KELLIA / dictionary

The dictionary comprised of the Coptic lexicon created by the BBAW and interface by Coptic SCRIPTORIUM. Currently deployed at https://coptic-dictionary.org
28 stars 12 forks source link

`phrase_freqs.tab` not found #216

Open yoshiask opened 11 months ago

yoshiask commented 11 months ago

Describe the bug The dictionary_reader.py utility attempts to load a file named phrase_freqs.tab, which does not exist in the repo (or anywhere else as far as I can tell).

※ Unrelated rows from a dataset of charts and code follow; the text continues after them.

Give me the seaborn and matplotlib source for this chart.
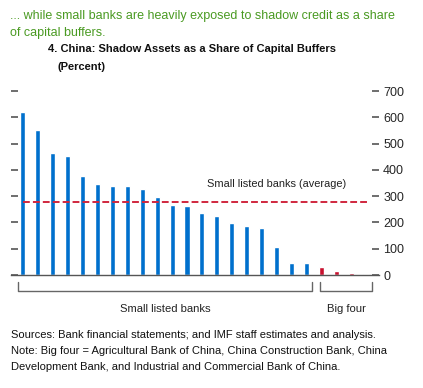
import matplotlib
matplotlib.use("Agg")
import matplotlib.pyplot as plt
import seaborn as sns
import pandas as pd
import numpy as np

sns.set_theme(style="white")
plt.rcParams["font.family"] = ["Liberation Sans", "DejaVu Sans"]

# ---- data ----
small_values = [620, 551, 463, 452, 375, 345, 337, 337, 326, 295,
                265, 261, 234, 223, 196, 188, 177, 108, 47, 47]
big_values = [32, 17, 9, 5]
average_small = 276
y_ticks = [0, 100, 200, 300, 400, 500, 600, 700]
group_labels = ["Small listed banks", "Big four"]

values = small_values + big_values
groups = [group_labels[0]] * len(small_values) + [group_labels[1]] * len(big_values)
df = pd.DataFrame({"bank": [f"b{i}" for i in range(len(values))],
                   "value": values, "group": groups})

BLUE = "#0070cd"
RED = "#c8102e"
GREEN = "#4a9a22"

fig = plt.figure(figsize=(4.23, 3.88), dpi=100)
W, H = 423, 388
ax = fig.add_axes([11 / W, 1 - 275 / H, (379 - 11) / W, (275 - 91) / H])

sns.barplot(data=df, x="bank", y="value", hue="group",
            palette={group_labels[0]: BLUE, group_labels[1]: RED},
            width=0.34, dodge=False, legend=False, ax=ax, saturation=1)

n = len(values)
ax.set_xlim(-0.8, n - 1 + 0.87)
ax.set_ylim(0, 700)
ax.axhline(average_small, xmin=0.033, xmax=0.967, color="#d0273e",
           ls=(0, (3.5, 1.6)), lw=1.4)
ax.text(12.35, average_small + 52, "Small listed banks (average)",
        fontsize=7.9, ha="left", va="bottom", color="#222222")

for s in ["top", "left", "right"]:
    ax.spines[s].set_visible(False)
ax.spines["bottom"].set_color("#555555")
ax.spines["bottom"].set_linewidth(1.0)
ax.set_xticks([])
ax.set_xlabel("")
ax.set_ylabel("")
ax.set_yticks(y_ticks)
ax.tick_params(axis="y", which="both", left=True, right=True,
               labelleft=False, labelright=True, direction="in",
               length=5, width=1.2, color="#555555", labelsize=9, pad=3)
ax.grid(False)

def bracket(x0, x1, label):
    y0, y1 = 282, 291
    fx = lambda p: p / W
    fy = lambda p: 1 - p / H
    fig.add_artist(plt.Line2D([fx(x0), fx(x0), fx(x1), fx(x1)],
                              [fy(y0), fy(y1), fy(y1), fy(y0)],
                              color="#666666", lw=1.0))
    fig.text(fx((x0 + x1) / 2), fy(309), label, ha="center", va="center",
             fontsize=8.1, color="#222222")

bracket(18, 312, group_labels[0])
bracket(320, 372, group_labels[1])

fig.text(10 / W, 1 - 24.5 / H,
         "... while small banks are heavily exposed to shadow credit as a share\nof capital buffers.",
         fontsize=9.0, color=GREEN, ha="left", va="center", linespacing=1.45)
fig.text(48 / W, 1 - 49 / H, "4. China: Shadow Assets as a Share of Capital Buffers",
         fontsize=8.0, fontweight="bold", ha="left", va="center", color="#111111")
fig.text(57 / W, 1 - 67 / H, "(Percent)",
         fontsize=8.0, fontweight="bold", ha="left", va="center", color="#111111")
fig.text(11 / W, 1 - 351 / H,
         "Sources: Bank financial statements; and IMF staff estimates and analysis.\n"
         "Note: Big four = Agricultural Bank of China, China Construction Bank, China\n"
         "Development Bank, and Industrial and Commercial Bank of China.",
         fontsize=8.0, ha="left", va="center", color="#111111", linespacing=1.7)

fig.savefig("out.png", dpi=100)
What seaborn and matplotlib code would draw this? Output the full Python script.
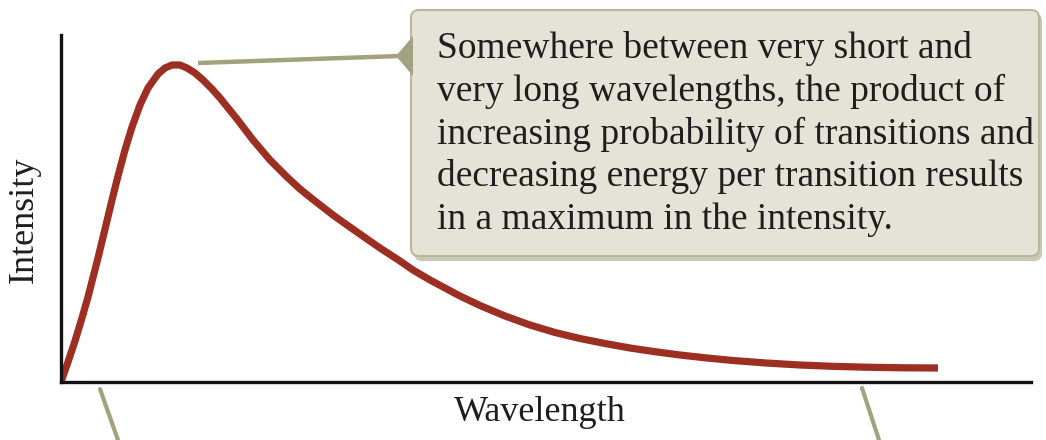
import numpy as np
import pandas as pd
import matplotlib
matplotlib.use("Agg")
import matplotlib.pyplot as plt
from matplotlib.patches import FancyBboxPatch, Polygon
import seaborn as sns

# Data (arbitrary units: wavelength axis 0..970, intensity axis 0..347)
wavelength = [0, 7, 14, 21, 27, 37, 45, 51, 57, 64, 71, 79, 87, 97, 104, 111, 119, 126,
              134, 142, 151, 159, 176, 192, 209, 226, 239, 252, 272, 286, 306, 319, 339,
              352, 369, 399, 419, 444, 469, 494, 519, 544, 569, 594, 619, 644, 672, 705,
              739, 774, 809, 843, 877]
intensity = [0, 20, 41, 64, 85, 124, 157, 182, 206, 232, 255, 277, 294, 308, 314, 317, 317, 314,
             309, 302, 293, 284, 263, 242, 222, 205, 193, 182.5, 167, 157, 143, 134, 121,
             112, 102, 86, 76.5, 66, 57, 49.5, 43.5, 38.5, 34, 30.3, 27, 24.2, 21.5, 19,
             17, 15.6, 14.7, 14.2, 14]

x_label = "Wavelength"
y_label = "Intensity"
callout_lines = [
    "Somewhere between very short and",
    "very long wavelengths, the product of",
    "increasing probability of transitions and",
    "decreasing energy per transition results",
    "in a maximum in the intensity.",
]

sns.set_style("white")
plt.rcParams['font.family'] = ['Liberation Serif', 'DejaVu Serif']

W, H = 1046, 440
fig = plt.figure(figsize=(W / 100, H / 100), dpi=100)
ax = fig.add_axes([61 / W, (H - 382) / H, 970 / W, 347 / H])

df = pd.DataFrame({"Wavelength": wavelength, "Intensity": intensity})
sns.lineplot(data=df, x="Wavelength", y="Intensity", sort=False, ax=ax,
             color="#9c2f22", lw=5.2, solid_capstyle="butt", solid_joinstyle="round")
ax.set_xlim(0, 970)
ax.set_ylim(0, 347)
ax.set_xticks([])
ax.set_yticks([])
ax.set_xlabel("")
ax.set_ylabel("")
for s in ["top", "right"]:
    ax.spines[s].set_visible(False)
for s in ["left", "bottom"]:
    ax.spines[s].set_color("#111111")
    ax.spines[s].set_linewidth(2.4)

# overlay in pixel coordinates for annotations
ov = fig.add_axes([0, 0, 1, 1], zorder=5)
ov.set_xlim(0, W)
ov.set_ylim(H, 0)
ov.axis("off")
ov.patch.set_alpha(0)

fig.text(540 / W, 1 - 412 / H, x_label, ha="center", va="center", fontsize=26, color="#1e1e1e")
fig.text(24 / W, 1 - 220 / H, y_label, ha="center", va="center", rotation=90, fontsize=26, color="#1e1e1e")

olive = "#a3a27f"
# shadow
ov.add_patch(FancyBboxPatch((414, 13), 628, 248, boxstyle="round,pad=0,rounding_size=8",
                            fc="#c9c8b4", ec="none", zorder=1))
ov.add_patch(FancyBboxPatch((411, 10), 628, 246, boxstyle="round,pad=0,rounding_size=8",
                            fc="#e4e3d7", ec="#b9b89d", lw=1.5, zorder=2))
ov.add_patch(Polygon([[413, 36], [396, 56], [413, 76]], closed=True, fc=olive, ec="none", zorder=3))
ov.plot([198, 400], [63, 56], color=olive, lw=3.2, solid_capstyle="butt", zorder=3)
ov.plot([100, 118], [389, 440], color=olive, lw=3.0, zorder=3)
ov.plot([862, 879], [388, 440], color=olive, lw=3.0, zorder=3)

for i, line in enumerate(callout_lines):
    ov.text(437, 48 + i * 43, line, ha="left", va="center", fontsize=27, color="#1e1e1e", zorder=4)

fig.savefig("out.png", dpi=100)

To Reproduce Steps to reproduce the behavior:

  1. Clone repository
  2. Run dictionary_reader.py from any directory
  3. See error:
    o Reading ./xml/Comprehensive_Coptic_Lexicon-v1.2-2020.xml
    Traceback (most recent call last):
    File "/mnt/c/Users/jjask/source/repos/KELLIA/dictionary/./utils/dictionary_reader.py", line 612, in <module>
    data = io.open("phrase_freqs.tab", encoding="utf8").read().strip().split("\n")
    FileNotFoundError: [Errno 2] No such file or directory: 'phrase_freqs.tab'

Expected behavior The phrase_freqs.tab file should be provided in the repo, or if this is not possible, the dependency should be documented and made optional.

Additional context I'm only trying to use the utility because parsing the XML source at the start of my program is too costly, and the checked-in [alpha_kyima_rc1.db](https://github.com/KELLIA/dictionary/blob/master/alpha_kyima_rc1.db) is four years out of date. It might be worth updating the DB if you can't provide the missing file for the utility. I can open a separate issue for this if requested.

yoshiask commented 11 months ago

Just realized it's available in the dev branch. This issue can be closed.

amir-zeldes commented 11 months ago

Thanks for reporting - we should probably put out a new stable release and pull dev to master. I'll leave this open as a reminder and hope we can find some time to do that before long.